Claude: Comme dans les autres pays, je ne connais pas un canadien qui irait au devant de ti-Bush pour lui donner la main s’il se promenait dans nos rues. Quel tort il fait à la réputation des Américains dans le monde ! Son arrogance est en train de pousser toute une génération contre son peuple. Peut-on être plus bête ?

Mansour: Mais ce qui a attire mon attention, c’est le comportement des USA vis-à-vis du Canada dans le domaine commercial. L’encre qui a servi à rédiger le traité de NAFTA (ALENA) n’est probablement pas encore sèche et les USA unilatéralement ont pris la décision d’imposer une surtaxe de 27% sur tous les produits forestiers canadiens tout simplement parce que les industries du bois des USA n’étaient pas capables d’entrer en compétition avec leurs concurrents canadiens. A quoi sert ce traité de libre échange entre le Canada, les USA et le Mexique si à chaque fois que l’Amérique n’est pas compétitive elle s’arroge le droit de défendre ses industries par des tarifs à l’importation prohibitifs. Mais une fois de plus, la loi du plus fort est apparemment toujours la plus forte.
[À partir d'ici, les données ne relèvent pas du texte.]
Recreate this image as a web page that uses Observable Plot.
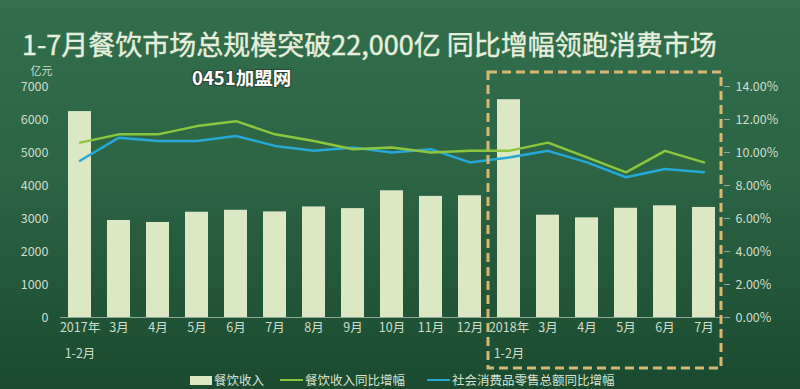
<!DOCTYPE html>
<html><head><meta charset="utf-8">
<script src="https://cdn.jsdelivr.net/npm/d3@7"></script>
<script src="https://cdn.jsdelivr.net/npm/@observablehq/plot@0.6"></script>
<style>
html,body{margin:0;padding:0;}
body{width:800px;height:389px;overflow:hidden;position:relative;
  background:linear-gradient(180deg,#336f4c 0%,#2c6444 45%,#1b4a2f 100%);
  font-family:"Noto Sans CJK SC","Noto Sans",sans-serif;}
#title{position:absolute;left:22px;top:28px;font-size:27px;line-height:32px;color:#e6efdd;font-weight:400;white-space:nowrap;-webkit-text-stroke:0.4px #e6efdd;}
#watermark{position:absolute;left:192px;top:67px;font-size:18.5px;line-height:20px;font-weight:bold;color:#ffffff;
  text-shadow:-1px -1px 0 #2b4a36,1px -1px 0 #2b4a36,-1px 1px 0 #2b4a36,1px 1px 0 #2b4a36,0 0 3px #555;}
#chart{position:absolute;left:0;top:62px;}
#legend{position:absolute;left:0;top:371px;width:800px;height:18px;font-size:12.5px;color:#d6e2cf;}
.li{position:absolute;top:0;height:18px;line-height:18px;display:flex;align-items:center;white-space:nowrap;}
.sw{display:inline-block;margin-right:2px;}
</style></head>
<body>
<div id="title">1-7月餐饮市场总规模突破22,000亿 同比增幅领跑消费市场</div>
<div id="chart"></div>
<div id="watermark">0451加盟网</div>
<div id="legend"></div>
<script>
const labels = ["2017年\n1-2月","3月","4月","5月","6月","7月","8月","9月","10月","11月","12月","2018年\n1-2月","3月","4月","5月","6月","7月"];
const revenue = [6240,2940,2880,3190,3250,3200,3350,3300,3840,3670,3690,6600,3100,3020,3310,3385,3335];
const cateringGrowth = [10.6,11.1,11.1,11.6,11.9,11.1,10.7,10.2,10.3,10.0,10.1,10.1,10.6,9.7,8.8,10.1,9.4];
const retailGrowth = [9.5,10.9,10.7,10.7,11.0,10.4,10.1,10.3,10.0,10.2,9.4,9.7,10.1,9.4,8.5,9.0,8.8];
const leftTicks = [0,1000,2000,3000,4000,5000,6000,7000];
const rightTicks = [0,2,4,6,8,10,12,14];
const seriesNames = ["餐饮收入","餐饮收入同比增幅","社会消费品零售总额同比增幅"];
const unitLabel = "亿元";

const barColor = "#dce8c3", greenColor = "#8cc63f", blueColor = "#25a8d8", boxColor = "#d6b872";
const textColor = "#cfdcc9";
const ratio = 7000 / 14; // right axis % -> left axis scale

const rows = labels.map((l, i) => ({i, label: l, rev: revenue[i], g: cateringGrowth[i] * ratio, r: retailGrowth[i] * ratio}));

const chart = Plot.plot({
  width: 800, height: 308,
  marginLeft: 60, marginRight: 77, marginTop: 24, marginBottom: 53,
  style: {background: "transparent", color: textColor, fontFamily: "'Noto Sans CJK SC', 'Noto Sans', sans-serif", fontSize: "12.5px"},
  x: {type: "band", domain: d3.range(labels.length), paddingInner: 0.41, paddingOuter: 0.2},
  y: {domain: [0, 7000]},
  marks: [
    Plot.barY(rows, {x: "i", y: "rev", fill: barColor}),
    Plot.ruleY([0], {stroke: "#8fa795", strokeWidth: 1}),
    Plot.line(rows, {x: "i", y: "r", stroke: blueColor, strokeWidth: 2.5}),
    Plot.line(rows, {x: "i", y: "g", stroke: greenColor, strokeWidth: 2.5}),
    Plot.axisY(leftTicks, {anchor: "left", tickSize: 0, tickPadding: 12, label: null, fill: textColor, tickFormat: d => String(d)}),
    Plot.axisY(rightTicks.map(d => d * ratio), {anchor: "right", tickSize: 6, tickPadding: 6, label: null, stroke: "#93a897",
      tickFormat: d => (d / ratio).toFixed(2) + "%", fill: textColor}),
    Plot.axisX({tickSize: 0, tickPadding: -4, label: null, tickFormat: i => labels[i], lineHeight: 2.1, fill: textColor}),
    Plot.text([unitLabel], {frameAnchor: "top-left", dx: -30, dy: -19, fill: textColor, fontSize: 11})
  ]
});

// dashed highlight box around 2018 bands, positioned from the x scale
const xs = chart.scale("x");
const gap = xs.step - xs.bandwidth;
const boxLeft = xs.apply(11) - gap / 2 - 1;
const boxRight = xs.range[1] - 2;
const ys = chart.scale("y");
const boxTop = ys.apply(7000) - 14, boxBottom = ys.apply(0) + 51;
d3.select(chart).append("rect")
  .attr("x", boxLeft).attr("y", boxTop)
  .attr("width", boxRight - boxLeft).attr("height", boxBottom - boxTop)
  .attr("fill", "none").attr("stroke", boxColor).attr("stroke-width", 3)
  .attr("stroke-dasharray", "9,5");

document.getElementById("chart").appendChild(chart);

// legend
const legend = d3.select("#legend");
const items = [
  {left: 190, name: seriesNames[0], sw: s => s.style("width", "22px").style("height", "9px").style("background", barColor)},
  {left: 280, name: seriesNames[1], sw: s => s.style("width", "23px").style("height", "2px").style("background", greenColor)},
  {left: 427, name: seriesNames[2], sw: s => s.style("width", "23px").style("height", "2px").style("background", blueColor)}
];
items.forEach(it => {
  const d = legend.append("div").attr("class", "li").style("left", it.left + "px");
  it.sw(d.append("span").attr("class", "sw"));
  d.append("span").text(it.name);
});
</script>
</body></html>
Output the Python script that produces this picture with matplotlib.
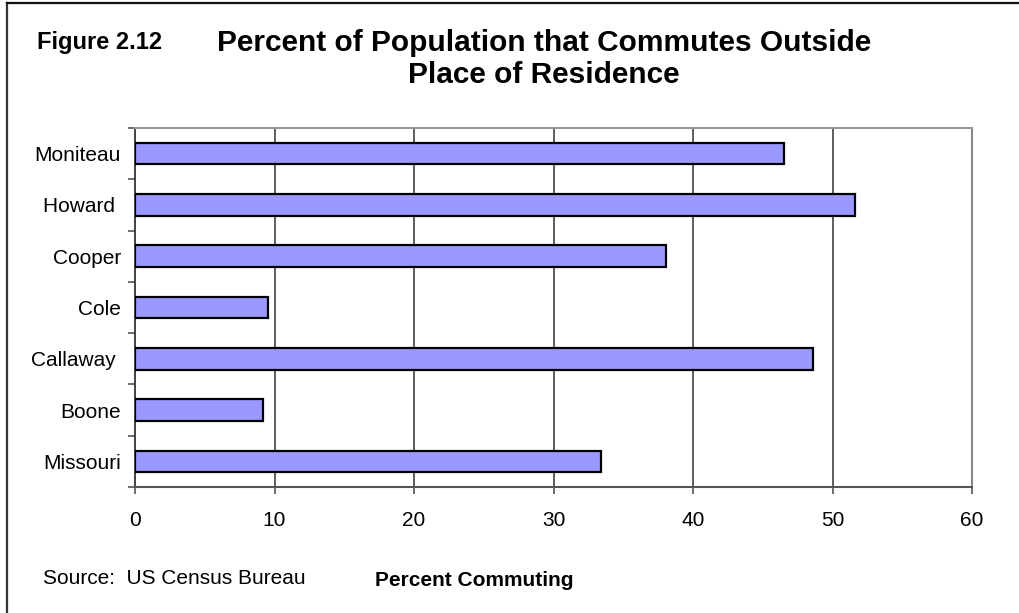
import matplotlib
matplotlib.use("Agg")
import matplotlib.pyplot as plt
from matplotlib.lines import Line2D

plt.rcParams['font.family'] = ['Liberation Sans', 'DejaVu Sans']

# Data (bottom to top)
categories = ["Missouri", "Boone", "Callaway ", "Cole", "Cooper", "Howard ", "Moniteau"]
values = [33.4, 9.2, 48.6, 9.5, 38.1, 51.6, 46.5]
xticks = [0, 10, 20, 30, 40, 50, 60]

W, H = 1019, 613
fig = plt.figure(figsize=(W / 100, H / 100), dpi=100)
fig.patch.set_facecolor('white')

ax = fig.add_axes([135 / W, 1 - 487 / H, (972 - 135) / W, (487 - 128) / H])

ypos = list(range(len(categories)))
ax.barh(ypos, values, height=0.42, color='#9999FF', edgecolor='black',
        linewidth=1.6, zorder=3)

ax.set_xlim(0, 60)
ax.set_ylim(-0.5, len(categories) - 0.5)
ax.set_xticks(xticks)
ax.set_xticklabels([str(t) for t in xticks], fontsize=15)

# y ticks at category boundaries, labels at centers
ax.set_yticks([y - 0.5 for y in ypos] + [len(categories) - 0.5])
ax.set_yticklabels([])
ax.set_yticks(ypos, minor=True)
ax.set_yticklabels(categories, minor=True, fontsize=15)
ax.tick_params(axis='y', which='minor', length=0, pad=10)
ax.tick_params(axis='y', which='major', length=5, width=1.2, color='#555555')
ax.tick_params(axis='x', length=5, width=1.2, color='#555555', pad=12)

for x in xticks[1:-1]:
    ax.axvline(x, color='#333333', linewidth=1.1, zorder=1)

ax.spines['left'].set_color('#333333')
ax.spines['left'].set_linewidth(1.3)
ax.spines['bottom'].set_color('#555555')
ax.spines['bottom'].set_linewidth(1.5)
ax.spines['top'].set_color('#999999')
ax.spines['top'].set_linewidth(1.5)
ax.spines['right'].set_color('#888888')
ax.spines['right'].set_linewidth(1.5)

# Titles
fig.text(37 / W, 1 - 43 / H, "Figure 2.12", fontsize=17, fontweight='bold',
         ha='left', va='center')
fig.text(544 / W, 1 - 43 / H, "Percent of Population that Commutes Outside",
         fontsize=21.5, fontweight='bold', ha='center', va='center')
fig.text(544 / W, 1 - 75 / H, "Place of Residence",
         fontsize=21.5, fontweight='bold', ha='center', va='center')

# Footer texts
fig.text(43 / W, 1 - 578 / H, "Source:  US Census Bureau", fontsize=15,
         ha='left', va='center')
fig.text(474.5 / W, 1 - 581 / H, "Percent Commuting", fontsize=15,
         fontweight='bold', ha='center', va='center')

# Figure border (top and left visible)
fig.add_artist(Line2D([7 / W, 7 / W], [0, 1 - 3 / H], transform=fig.transFigure,
                      color='#333333', linewidth=1.6))
fig.add_artist(Line2D([7 / W, 1], [1 - 3 / H, 1 - 3 / H], transform=fig.transFigure,
                      color='#111111', linewidth=1.6))

fig.savefig("out.png", dpi=100, facecolor='white')
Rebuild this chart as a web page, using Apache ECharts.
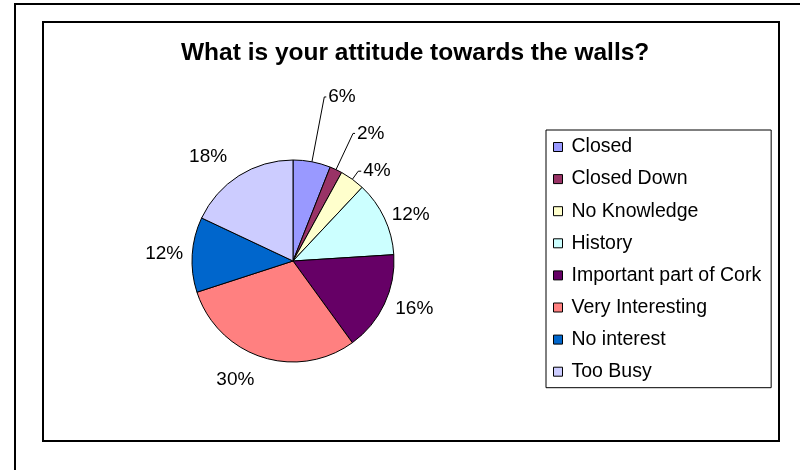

Claude: Oui, je t’ai déjà expliqué ma position sur cela. Il défait ce que son père a construit. Il ne respecte pas la parole donnée.

Mansour: Enfin l’histoire de Jimmy Carter me rappelle la fameuse expression américaine, » the good, the bad and the ugly ». Je crois que jamais l’Amérique n’a eu un président aussi honnête moralement que Jimmy Carter. En fait, il m’est difficile de trouver un autre chef d’état qui a toujours été guidé par une morale chrétienne absolue durant toute sa vie politique et même après comme cet individu. Mais malgré tout ce qu’il a fait pour son pays durant toute sa vie, la presse américaine continue à ce jour à le présenter comme un président qui n’avait rien fait, malgré des preuves irréfutables du contraire. Sur le plan international il a tout de même réussi à régler le problème du canal de Panama, il a aussi signé le plan de désarmement « salt 2» avec Brejnev, le secrétaire de l’URSS. Mais plus important encore, il a initié les premiers pas vers une résolution définitive du conflit israélo-arabe. Mais tout ce que la presse américaine se rappelle, c’est le problème des otages en Iran, alors que ce sont les administrations républicaines précédentes qui avaient créé en premier lieu les conditions de ce désastre américain en supportant sans faille le shah d’Iran pendant des décennies. Il a été aussi accusé par les républicains et la presse américaine d’avoir été à la source du déficit américain et surtout de l’inflation des années 70. Mais personne ne refuse d’admettre que Carter avait en fait hérité de la crise pétrolière des années 70 léguée par les républicains et que son déficit budgétaire était en fait inférieur à celui dont il avait hérité. De plus, il a été tout de même le seul président américain à essayer de mettre en place une stratégie à long terme pour le secteur de l’énergie. Après son départ, les républicains et même les démocrates ont abandonné sa vision d’une Amérique indépendante du pétrole du Moyen-orient sur le plan énergétique.

Claude: Oui, tu as raison et son sort électoral démontre bien mon point que tout n’est qu’images et illusions. Reagan possédait mieux que lui toutes les qualités exceptionnelles qu’un politicien doit avoir et c’est pourquoi le peuple américain l’a choisi à la place d’un Carter qui avait agi impeccablement. Qu’importe les grandes et belles réalisations, ce qui compte c’est l’impression…. car c’est elle qui apporte les bulletins dans la boîte de scrutin.

Mansour: Personnellement, je considère que les trois plus grandes figures du 20ième siècle ont été Gandhi, Nelson Mandela et Carter. Je devrais tout de même ajouter à cette liste mère Theresa.

Claude: C’est un bon choix. À bientôt.